God the Almighty almost always chooses the least mighty people and the most desolate places to reveal the power of his love, Pope Francis said.
Celebrating Mass Dec. 5 in Athens’ Megaron concert hall, the pope touched on a theme he had explored in depth with Catholic leaders the day before: the blessing and spiritual advantage of being a small community without power and without pretenses.
Catholics make up less than 2% of the population of Greece; more than 90% of the country’s residents belong to the Orthodox Church.
Noting how the day’s Gospel says the word of God came to John the Baptist “in the desert,” Pope Francis said, “There is no place that God will not visit.”
“Today we rejoice to see him choose the desert, to see him reach out with love to our littleness and to refresh our arid spirits,” he said. “Dear friends, do not fear littleness, since it is not about being small and few in number, but about being open to God and to others.”
The late-afternoon Mass was the pope’s last public event in Greece. After Mass he was to host a private visit by Orthodox Archbishop Ieronymos II, head of the Orthodox Church of Greece, and the next morning he was scheduled to visit a Catholic school before returning to Rome, concluding a five-day trip that began in Cyprus.
Celebrating Mass in the Greek capital after having flown to and from the outlying island of Lesbos for a meeting with migrants, Pope Francis’ homily focused both on recognizing God at work where he is least expected and on the Advent challenge of conversion.
St. Luke’s description of the call of St. John the Baptist lists the civil and religious leaders in office at the time. “We might have expected God’s word to be spoken to one of the distinguished personages” mentioned in the reading, the pope said. “Instead, a subtle irony emerges between the lines of the Gospel: from the upper echelons of the powerful, suddenly we shift to the desert, to an unknown, solitary man.”
“God surprises us,” the pope told the 2,000 people at Mass. “His ways surprise us, for they differ from our human expectations; they do not reflect the power and grandeur that we associate with him. Indeed, the Lord likes best what is small and lowly.”
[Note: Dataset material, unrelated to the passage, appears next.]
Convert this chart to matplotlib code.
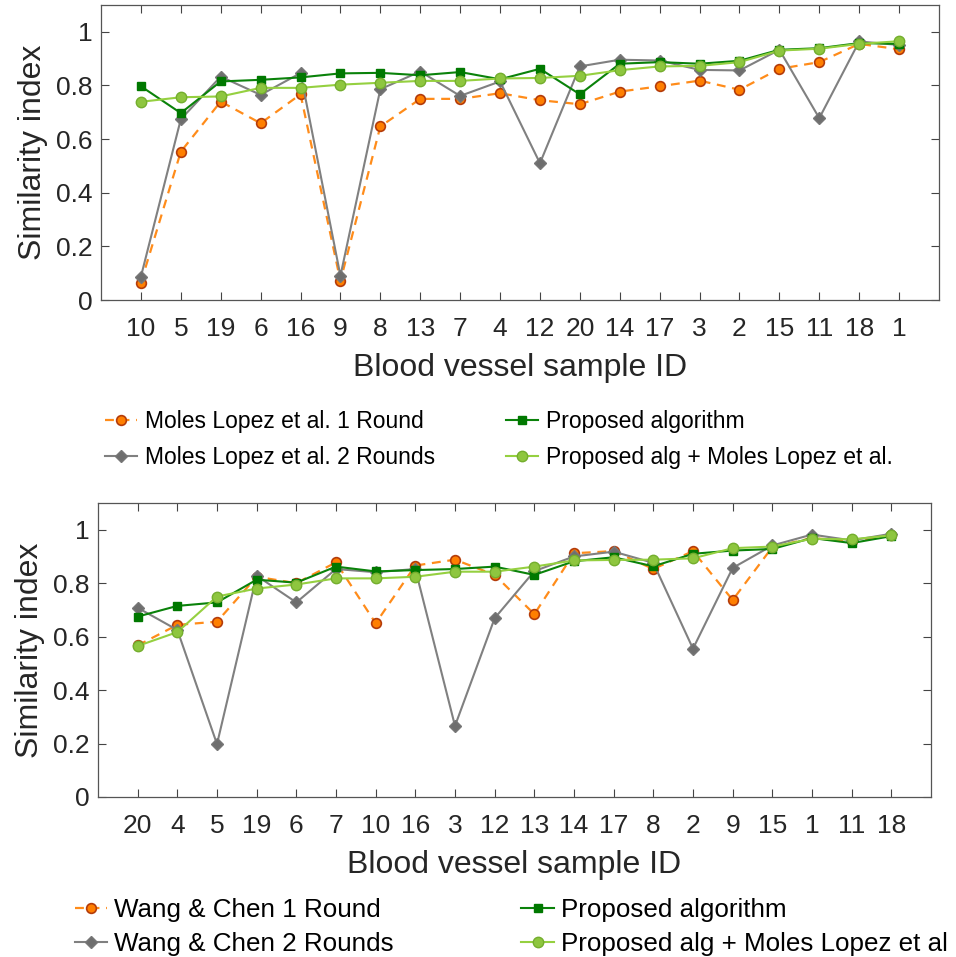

The Gospel teaches that “being powerful, well-educated or famous is no guarantee of pleasing God, for those things could actually lead to pride and to rejecting him. Instead, we need to be interiorly poor, even as the desert is poor.”
The day’s reading also called for conversion, something that sounds difficult, he said, because too many people think of it as a rallying of personal strength in a struggle for perfection.
But the Greek word for conversion — “metanoia” — means “‘to think beyond,’ to go beyond our usual ways of thinking, beyond our habitual worldview — all those ways of thinking that reduce everything to ourselves, to our belief in our own self-sufficiency,” he said.
“To be converted, then, means not listening to the things that stifle hope, to those who keep telling us that nothing ever changes in life,” the pope said. “It means refusing to believe that we are destined to sink into the mire of mediocrity.”
“Everything changes when we give first place to the Lord. That is what conversion is,” Pope Francis insisted. “As far as Christ is concerned, we need only open the door and let him enter in and work his wonders.”